Running your first MatFlow simulation
Installing MatFlow
For installation on the CSF follow instructions here: https://github.com/LightForm-group/UoM-CSF-matflow
Running a workflow
MatFlow workflows are in the form of .yaml or .yml text files. This file includes in list format the details of the individual tasks to perform in the order that they appear in the file.
A good example workflow is tension_DAMASK_Al.yml, a simulation that does a uniaxial tensile test of aluminium using DAMASK. This example workflow is in the “workflows” folder of the Uom-CSF-matflow repository. For convenience, this repository is also synchronised to the group shared directory on the research data storage (RDS). You can either git clone the repository to your user space on the CSF or you can directly use the workflow from the shared drive at /mnt/eps01-rds/jf01-home01/shared/matflow/
.
Computationally complex workflows should not be run on your home directory (~/.
), but should be run on the scratch space. A link to the scratch space can be found in your home directory.
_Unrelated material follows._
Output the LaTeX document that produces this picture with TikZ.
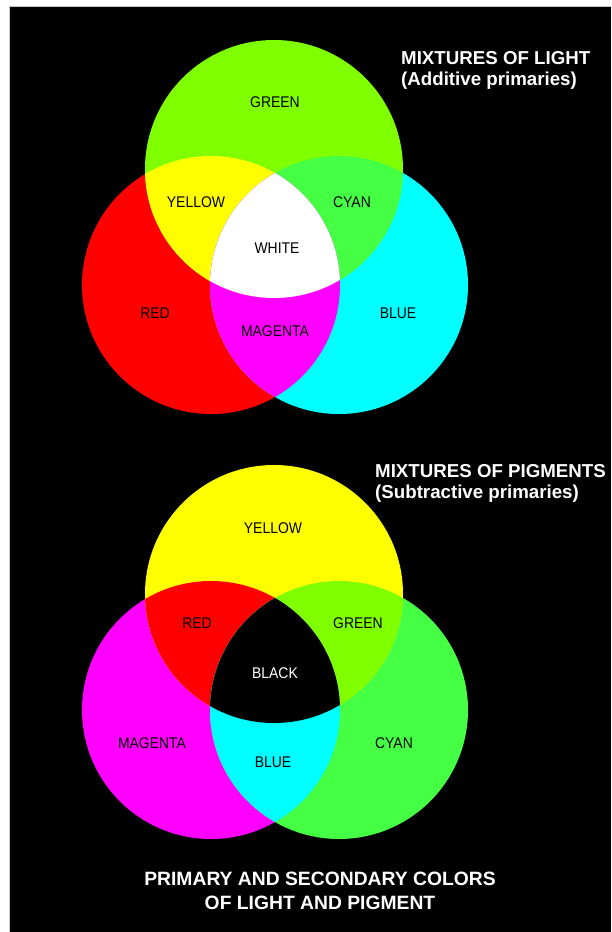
\documentclass[tikz,border=0pt]{standalone}
\usepackage{fontspec}
\setmainfont{Liberation Sans}
\newfontfamily\labfont[FakeStretch=0.9]{Liberation Sans}
\definecolor{cgreen}{HTML}{80FF00}
\definecolor{cred}{HTML}{FF0000}
\definecolor{ccyan}{HTML}{00FFFF}
\definecolor{cyel}{HTML}{FFFF00}
\definecolor{cmag}{HTML}{FF00FF}
\definecolor{cmid}{HTML}{44FF44}
\begin{document}
\begin{tikzpicture}[x=1pt,y=-1pt,
  lab/.style={font=\labfont\fontsize{15.5}{17}\selectfont, text=black, inner sep=0pt, anchor=base},
  ttl/.style={font=\fontsize{18.7}{21}\selectfont\bfseries, text=white, inner sep=0pt, anchor=base west},
  captext/.style={font=\fontsize{19.3}{22}\selectfont\bfseries, text=white, inner sep=0pt, anchor=base}]
\useasboundingbox (0,0) rectangle (611,932);
\fill[white] (0,0) rectangle (611,932);
\fill[black] (10,7) rectangle (611,932);
\draw[gray!45, line width=1pt] (9.5,932) -- (9.5,6.5) -- (611,6.5);
% ---------- light ----------
\def\rr{129}
\fill[cred] (211,285) circle (\rr);
\fill[ccyan] (339,285) circle (\rr);
\fill[cgreen] (274,169) circle (\rr);
\begin{scope}\clip (211,285) circle (\rr); \fill[cyel] (274,169) circle (\rr); \end{scope}
\begin{scope}\clip (339,285) circle (\rr); \fill[cmid] (274,169) circle (\rr); \end{scope}
\begin{scope}\clip (211,285) circle (\rr); \fill[cmag] (339,285) circle (\rr); \end{scope}
\begin{scope}\clip (211,285) circle (\rr); \clip (339,285) circle (\rr); \fill[white] (274,169) circle (\rr); \end{scope}
\node[lab] (lgreen) at (275,107.5) {GREEN};
\node[lab] (lyellow) at (196,207.5) {YELLOW};
\node[lab] (lcyan) at (352,207.5) {CYAN};
\node[lab] (lwhite) at (277,253.5) {WHITE};
\node[lab] (lred) at (155,318.5) {RED};
\node[lab] (lmag) at (275,336.5) {MAGENTA};
\node[lab] (lblue) at (398,318.5) {BLUE};
\node[ttl] (t1a) at (401,64) {MIXTURES OF LIGHT};
\node[ttl] (t1b) at (401,85.5) {(Additive primaries)};
% ---------- pigment ----------
\fill[cmag] (211,710) circle (\rr);
\fill[cmid] (339,710) circle (\rr);
\fill[cyel] (274,594) circle (\rr);
\begin{scope}\clip (211,710) circle (\rr); \fill[cred] (274,594) circle (\rr); \end{scope}
\begin{scope}\clip (339,710) circle (\rr); \fill[cgreen] (274,594) circle (\rr); \end{scope}
\begin{scope}\clip (211,710) circle (\rr); \fill[ccyan] (339,710) circle (\rr); \end{scope}
\begin{scope}\clip (211,710) circle (\rr); \clip (339,710) circle (\rr); \fill[black] (274,594) circle (\rr); \end{scope}
\node[lab] (pyellow) at (273,533.5) {YELLOW};
\node[lab] (pred) at (197,628.5) {RED};
\node[lab] (pgreen) at (358,628.5) {GREEN};
\node[lab, text=white] (pblack) at (275,678.5) {BLACK};
\node[lab] (pmag) at (152,748.5) {MAGENTA};
\node[lab] (pblue) at (273,767.5) {BLUE};
\node[lab] (pcyan) at (394,748.5) {CYAN};
\node[ttl] (t2a) at (375,477) {MIXTURES OF PIGMENTS};
\node[ttl] (t2b) at (375,498) {(Subtractive primaries)};
% ---------- caption ----------
\node[captext] (c1) at (320,885) {PRIMARY AND SECONDARY COLORS};
\node[captext] (c2) at (320,909) {OF LIGHT AND PIGMENT};
\end{tikzpicture}
\end{document}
A MatFlow script can be run using the command matflow go script_name
where script_name
is the path to the script you want to run. The workflow will be run and the results stored in the directory you are in when you run this command (not the directory the script is stored in).
Putting these steps together to run the workflow might look something like:
cd ~
git clone https://github.com/LightForm-group/UoM-CSF-matflow
cd scratch
mkdir matflow_simulations
cd matflow_simulations
matflow go ~/UoM-CSF-matflow/workflows/tension_DAMASK_Al.yml
Managing the queue
If it works successfully MatFlow should process the job in a matter of seconds. MatFlow only schedules the work to be done, it doesn’t do it directly. Jobs are added to the queue on the CSF and run sequentially. You can see the status of any queued or running jobs using the qstat
command.
Once the job starts the output will go into a directory labelled with the workflow name and the date. If you submit a job and later want to cancel it you can use the command matflow kill /path/to/workflow/directory
.
Looking at the output
The sample job tension_DAMASK_Al.yml
should take 5 to 10 minutes to run. After it is complete you can see the results in the generated output directory.
- A copy of the original submission script is placed in the output directory for reference to show which commands were run.
- One folder for each task in the workflow, these contain files generated as part of that task and the console output generated by the running of that task.
- The output folder contains the log files for the job submission scripts
- The main output is then stored in the workflow.hdf5 file
Understanding the output
The output of the MatFlow run is stored in the HDF5 format. This is a compressed hierarchical binary format. For a quick preview of the contents the program hdfview can be used. However for most purposes it is likely you will want to use a Python script to parse the results.
Using Dropbox synchronisation
MatFlow provides the option of synchronising the completed workflow to a Dropbox directory. In order to do this you must first tell MatFlow about Dropbox by adding some lines to your matflow config. Instructions to do this can be found here: https://github.com/LightForm-group/UoM-CSF-matflow/#setting-up-dropbox-archiving. You need to add a folder to the path:
key that already exists in your Dropbox. A good idea would be to create a dedicated folder in your dropbox named something like matflow-outputs
and use this.
After this you must initiate a connection between MatFlow and your Dropbox account. You can do this using the command matflow cloud-connect --provider Dropbox
. MatFlow will prompt you to follow a link and authenticate the app on the Dropbox website. It is recommended that you attach MatFlow to your university Dropbox account as this is likely to have more storage space than your personal account.
After authentication you can now enable Dropbox archiving by adding the key archive: dropbox
to your workflows. In the case of the test workflow tension_DAMASK_Al.yml, you can see that the archive: dropbox
key was commented out. You can activate it by removing the # symbol and space before the archive
key. If you run the simulation again you should see that the workflow result is synchronised to your Dropbox after completion.